The prospect of a bloody war, with no prize worth the tens of thousands of American lives it would cost, can make you a little nervous. I'm getting a little nervous.

It isn't that I doubt the ability of America's fighting forces to take out a third-rate power like Saddam Hussein's Iraq. My doubts concern the purpose for doing so. Saddam is being described as a ruthless and power-mad tyrant bent on achieving political control of the Arab world and economic control of the region's oil reserves. I don't question the description, but it does seem to me that most of the current saber-rattling is coming from Washington, not Baghdad.

At one level, the prospect for Bush may be extremely enticing. By launching an all-out attack on Saddam, he could neutralize that despot for all time, make the United States a major power in the Persian Gulf, and show himself to be a man among men.
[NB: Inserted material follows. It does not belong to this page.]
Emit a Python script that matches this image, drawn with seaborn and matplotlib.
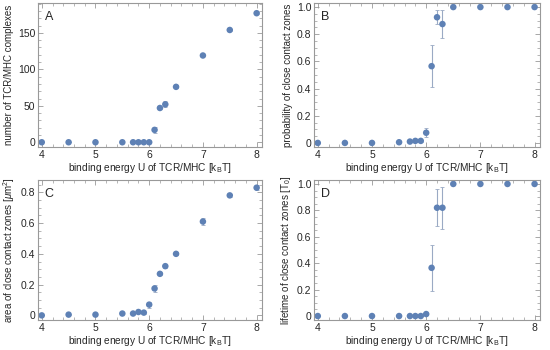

But there would be costs as well -- counted not merely in the body bags that would bring the war to American television sets but also in the likelihood that America would become the bete noir of the Middle East. Moreover, full-scale war would reduce Kuwait -- whose rescue is our ostensible reason for contemplating war -- to nothing but a geographic memory.

It seems a dubious trade-off at best. And yet the administration shows all the earmarks of not merely preparing for war but of actually hoping for war. That doesn't exactly make Saddam a candidate for sainthood; his forces still sit in Kuwait despite the demands of almost the whole world that he withdraw, and he has demonstrated a willingness to sacrifice his own people to get what he wants. But he does speak of wanting to negotiate, and he has promised to have all the hostages home by Christmas. Considering that he has been using the hostages as human shields against a U.S.-led attack, the unavoidable conclusion is that he wants no war with the United States.

From our side, the opposite conclusion seems equally unavoidable. President Bush continues to reject negotiations, even while welcoming the prospect of the release of the hostages, and to insist as he has from the beginning that nothing short of unconditional withdrawal will deter him from his determination to go to war.

Assuming that Bush understands Saddam's need for some face-saving escape from the situation he has brought on himself, the refusal to allow him even a marginally graceful exit suggests that Bush wants war.

Does he? Is he hoping that America's vigorously advertised power to wipe out Iraq's offensive military capability will intimidate Saddam into quitting Kuwait? Or is he hoping that Saddam will refuse to withdraw and thereby provide the United States with an excuse to wipe out Iraq's offensive military capability?

In short, is the president seeking to avoid war or only to justify it?

It may be, of course, that all our talk of military preparations and strategy and tactical advantage -- including broad hints that we are secretly itching for a war with Iraq -- is calculated to do what our initial deployment, our careful courting of international support and our recent shift from a defensive to an offensive posture failed to do: convince Saddam that his sole alternatives are unconditional surrender or annihilation. Maybe Bush has concluded that the only way to convince him is to convince us.

Well, I'm convinced. I've been hearing the administration's assertion that a full-scale ground war, with the virtual guarantee of tremendous loss of American life, would be the centerpiece of our strategy if we have to resort to force to oust Saddam. Administration officials have been at pains to dismiss the notion of "surgical" strikes that might punish Saddam while leaving his war machine largely intact. As Gen. Colin Powell, chairman of the Joint Chiefs of Staff, told Congress the other day there will be none of the "nice, tidy, allegedly low-cost, incremental, may-work options that are floated around with great regularity."

The clear message is that America is ready -- almost eager -- for real bloody war. And for what? For Gulf oil, which is far more vital to Japan and Western Europe than to us? For the safety of Israel, which has (at our insistence) kept out of this squabble? For the protection of Saudi Arabia, which Saddam could have pulverized long before we were able to move our troops there? For regional stability, as though turning the whole of the Arab world as completely against us as they already are against Israel could enhance stability? For Kuwait, which would be pounded out of existence by the sort of war our military leaders envision? What's the prize?

I have no quarrel with those who insist that if war proves unavoidable we should use the opportunity to neutralize Iraq's military along with its chemical and nuclear war capability. What has me nervous is the growing sense that these secondary goals are being transformed into our fundamental reason for going to war.